Three important contextual forces acted as the backdrop to the conference. The first was growing national and international anxieties about the problems of crime and social harm that have been facilitated or generated by globalisation and increasing social and economic connectivity between nation-states. The second was, of course, the continued unravelling of the financial crisis and the growing awareness among many commentators of the social impact of governmental austerity measures upon vulnerable populations, a process that continues apace and in the absence of any progressive personal and corporate taxation agendas. The final set of changes relates to the rise of ICT usage and the broader linking of media technologies and entertainment media (films, videogames and so on) that are either focused on or potentially generative of new forms of social harm.

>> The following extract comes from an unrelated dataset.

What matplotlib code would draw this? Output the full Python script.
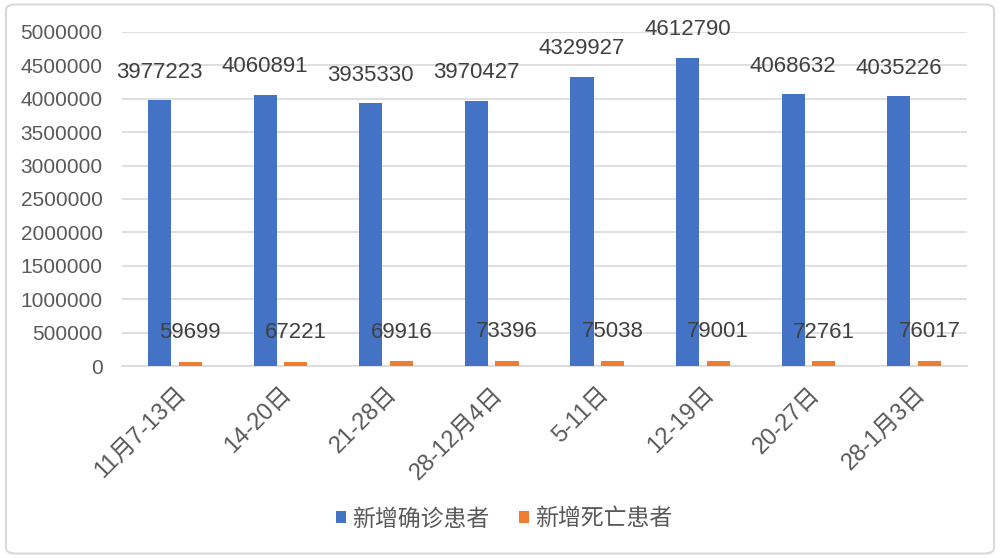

More than 150 presentations focused on an incredibly broad range of issues including immigration, imprisonment, violence, trafficking, corporate and environmental crime, warfare, gender, policing, poverty and social exclusion. Many papers raised concerns about rising levels of complacency in much academic thinking around social harms and the need to revitalise debate around the limits of capitalism to generate socially equitable and safe environments for populations around the globe. A keynote presentation by Alex Callinicos, for example, provided scope to think about how the failure of state and corporate finance has generated extraordinarily pernicious consequences for those on low incomes and in neighbourhoods already characterised by high levels of social stress and a lack of integration into education and work opportunities. This perhaps leads to a broader point about the atmosphere of the conference itself, with many discussions focusing on the need to provide spaces and platforms through which alternative voices can be rallied and heard that might contrast and critique mainstream media and political narratives about the necessity for the retrenchment of social investment on the one hand, and the need to combat criminality and immigration on the other.

In short it is clear that the York Deviancy Conference highlighted the need and relevance of modes of thinking and empirical research that do not simply accept the necessity or value of existing models of policing, criminal justice and social control more generally. Protests and the killing of civilians around the Mediterranean, new questions about the costs of drug prohibition, the significance of the criminal activity to the formal economy and the focus on humiliation and social pain in media forums and film suggest the need to re-consider the function of academic criminology and social critique more generally. Many of the papers presented at the conference will be published across two books and a journal special issue and will undoubtedly provide scope for these ideas to filter into public and policymaker dialogues as well as, we hope, providing scope for broader public engagements by criminologists to provide constructive yet honest accounts that move beyond the veneer of much anodyne political and social commentary; highlighting the incredible violence and damage that has been generated by the excesses and inequalities found in many western societies today.